→ Given information
-- Start --

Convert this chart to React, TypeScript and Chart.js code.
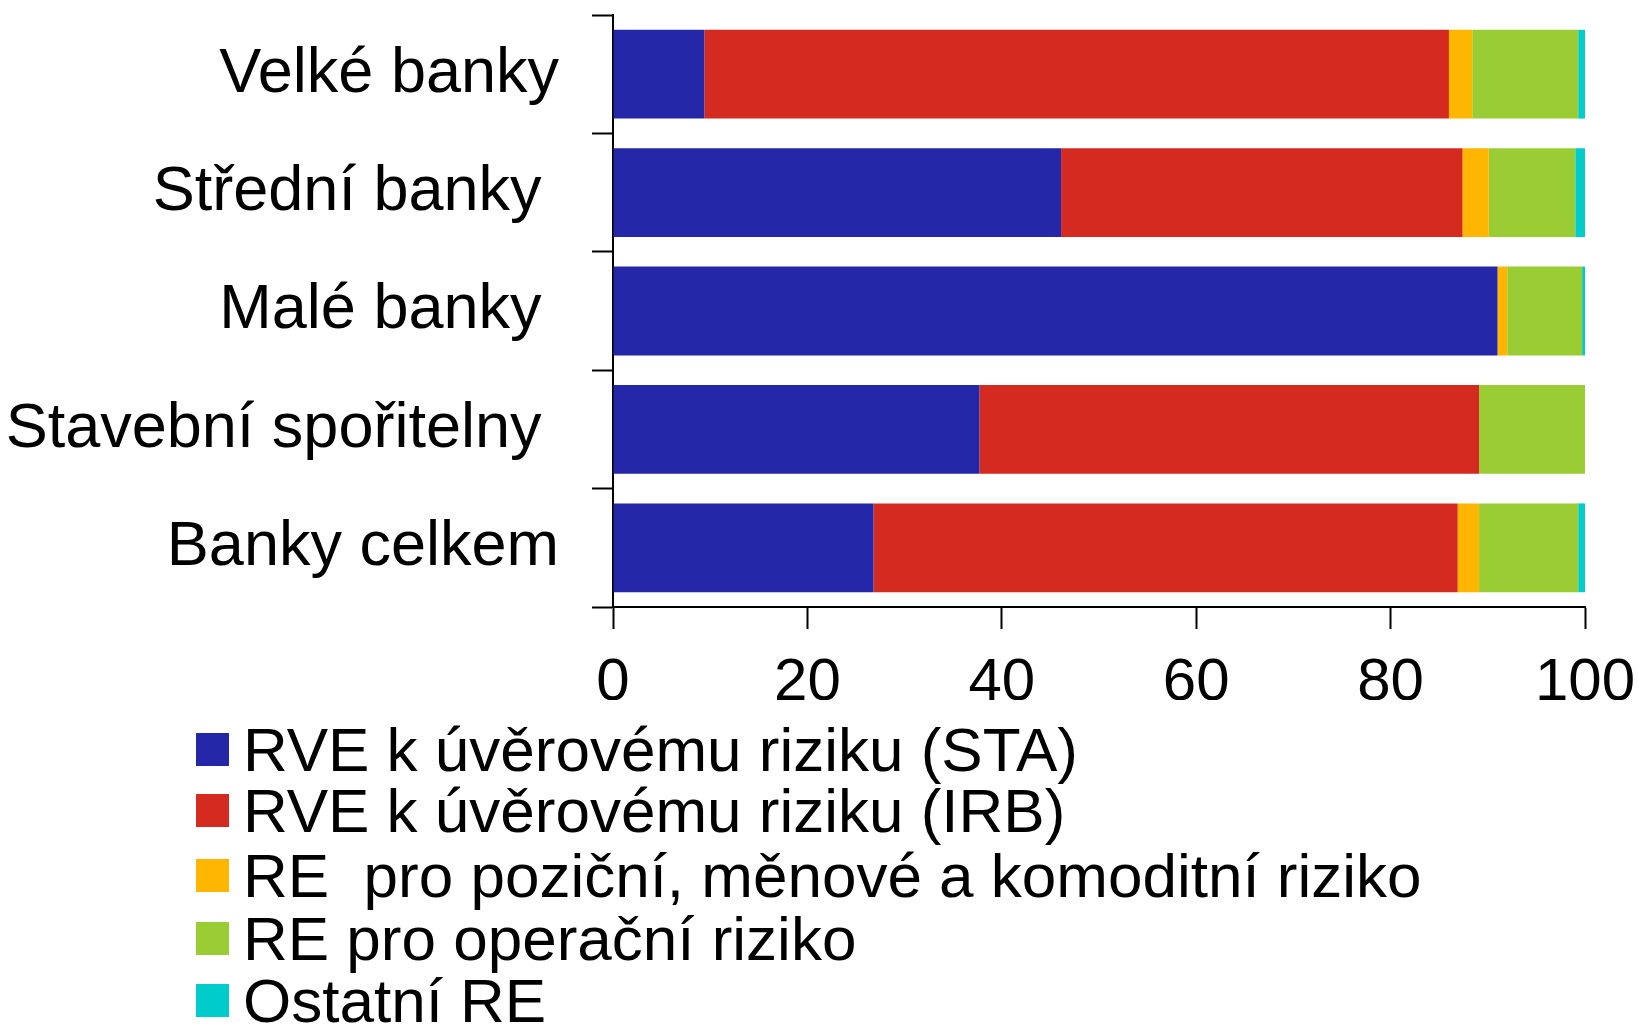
import React, { useEffect, useRef } from "react";
import { Chart, registerables } from "chart.js";

Chart.register(...registerables);

const categories = ["Velké banky", "Střední banky ", "Malé banky ", "Stavební spořitelny ", "Banky celkem"];
const seriesNames = [
  "RVE k úvěrovému riziku (STA)",
  "RVE k úvěrovému riziku (IRB)",
  "RE  pro poziční, měnové a komoditní riziko",
  "RE pro operační riziko",
  "Ostatní RE",
];
const staValues = [9.4, 46.1, 91.0, 37.7, 26.8];
const irbValues = [76.6, 41.3, 0, 51.4, 60.1];
const marketValues = [2.4, 2.7, 1.0, 0, 2.2];
const operationalValues = [10.9, 8.9, 7.7, 10.9, 10.2];
const otherValues = [0.7, 1.0, 0.3, 0, 0.7];
const xTicks = [0, 20, 40, 60, 80, 100];

const colors = ["#2427A7", "#D42A1F", "#FFB600", "#9ACC33", "#00CCCC"];

export default function App() {
  const canvasRef = useRef<HTMLCanvasElement | null>(null);

  useEffect(() => {
    if (!canvasRef.current) return;
    const seriesValues = [staValues, irbValues, marketValues, operationalValues, otherValues];
    const chart = new Chart(canvasRef.current, {
      type: "bar",
      data: {
        labels: categories,
        datasets: seriesNames.map((name, i) => ({
          label: name,
          data: seriesValues[i],
          backgroundColor: colors[i],
          borderWidth: 0,
          barPercentage: 0.75,
          categoryPercentage: 1,
        })),
      },
      options: {
        indexAxis: "y",
        animation: false,
        responsive: true,
        maintainAspectRatio: false,
        layout: { padding: { top: 15, right: 54, bottom: 0, left: 0 } },
        plugins: {
          legend: { display: false },
          tooltip: { enabled: false },
        },
        scales: {
          x: {
            stacked: true,
            min: 0,
            max: 100,
            afterBuildTicks: (scale: any) => {
              scale.ticks = xTicks.map((v) => ({ value: v }));
            },
            afterFit: (scale: any) => {
              scale.height = 93;
              scale.paddingLeft = 0;
              scale.paddingRight = 0;
            },
            grid: {
              drawOnChartArea: false,
              drawTicks: true,
              tickLength: 22,
              tickColor: "#000",
              tickWidth: 2,
            },
            border: { display: true, color: "#000", width: 2 },
            ticks: {
              color: "#000",
              padding: 18,
              font: { family: "'Liberation Sans', Arial, sans-serif", size: 60 },
              maxRotation: 0,
            },
          },
          y: {
            stacked: true,
            afterFit: (scale: any) => {
              scale.width = 613;
              scale.paddingTop = 0;
              scale.paddingBottom = 0;
            },
            grid: {
              offset: true,
              drawOnChartArea: false,
              drawTicks: true,
              tickLength: 21,
              tickColor: "#000",
              tickWidth: 2,
            },
            border: { display: true, color: "#000", width: 2 },
            ticks: {
              color: "#000",
              padding: 33,
              font: { family: "'Liberation Sans', Arial, sans-serif", size: 63 },
            },
          },
        },
      },
    });
    return () => chart.destroy();
  }, []);

  const legendTops = [750, 811, 876, 939, 1001];

  return (
    <div
      style={{
        position: "absolute",
        left: 0,
        top: 0,
        width: 1639,
        height: 1028,
        background: "#fff",
        overflow: "hidden",
      }}
    >
      <div style={{ position: "absolute", left: 0, top: 0, width: 1639, height: 700 }}>
        <canvas ref={canvasRef} />
      </div>
      {seriesNames.map((name, i) => (
        <div
          key={name}
          style={{
            position: "absolute",
            left: 196,
            top: legendTops[i] - 36,
            height: 70,
            display: "flex",
            alignItems: "center",
            fontFamily: "'Liberation Sans', Arial, sans-serif",
            fontSize: 62,
            color: "#000",
            whiteSpace: "pre",
          }}
        >
          <span
            style={{
              display: "inline-block",
              width: 33,
              height: 33,
              background: colors[i],
              marginRight: 14,
            }}
          />
          <span>{name}</span>
        </div>
      ))}
    </div>
  );
}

-- End --

→ What is being asked
Write down every line from the opening of the listing to the line with "const canvasRef = useRef<HTMLCanvasElement", both included, and nothing else; the pictures are omitted.

→ Answer in full
Convert this chart to React, TypeScript and Chart.js code.
import React, { useEffect, useRef } from "react";
import { Chart, registerables } from "chart.js";

Chart.register(...registerables);

const categories = ["Velké banky", "Střední banky ", "Malé banky ", "Stavební spořitelny ", "Banky celkem"];
const seriesNames = [
  "RVE k úvěrovému riziku (STA)",
  "RVE k úvěrovému riziku (IRB)",
  "RE  pro poziční, měnové a komoditní riziko",
  "RE pro operační riziko",
  "Ostatní RE",
];
const staValues = [9.4, 46.1, 91.0, 37.7, 26.8];
const irbValues = [76.6, 41.3, 0, 51.4, 60.1];
const marketValues = [2.4, 2.7, 1.0, 0, 2.2];
const operationalValues = [10.9, 8.9, 7.7, 10.9, 10.2];
const otherValues = [0.7, 1.0, 0.3, 0, 0.7];
const xTicks = [0, 20, 40, 60, 80, 100];

const colors = ["#2427A7", "#D42A1F", "#FFB600", "#9ACC33", "#00CCCC"];

export default function App() {
  const canvasRef = useRef<HTMLCanvasElement | null>(null);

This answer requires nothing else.